REMINDER: this will be a silent march for the entire route!
What to Bring
- Wear comfortable walking shoes.
- Put on sun screen and/or wear a hat, especially if it is a sunny day.
- Carry a bottle of water.
- Posters, signs, banners - but remember that you cannot use wooden or metal sticks!
What Not to Bring
- Do not bring any noise makers or musical instruments!
In contrast to previous demonstrations, we will march in silence as an illustration of both the tragedy and serious threat that stop and frisk and other forms of racial profiling present to our society. The silent march was first used in 1917 by the NAACP—then just eight years old—to draw attention to race riots that tore through communities in East St.

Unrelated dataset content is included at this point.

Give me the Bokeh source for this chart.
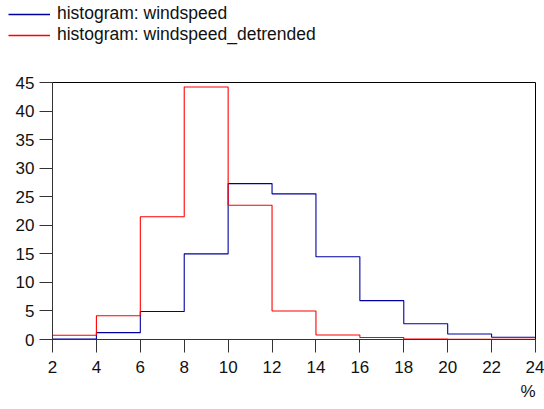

Louis, Illinois, and build national opposition to lynching.
Now, 95 years later, you can join us in powerful protest to help end this great injustice and begin rebuilding national opposition to racial profiling.
If you're outraged that police, security guards and even community watch volunteers in so many neighborhoods continue to treat young people of color differently, or if you're concerned for your children, or your neighbors' and friends' children, then channel these emotions into action by joining thousands in calling for an end to racial profiling and the abuse of New York's stop and frisk laws.
Silence is a powerful force that, like other forms of non-violent protest, holds a mirror to the brutality of one's opponents. On June 17, we will hold up a mirror to New York City's stop-and-frisk policy. It is not only discriminatory, it actively seeks to humiliate innocent citizens—particularly African American and Latino men—and criminalize otherwise legal behavior.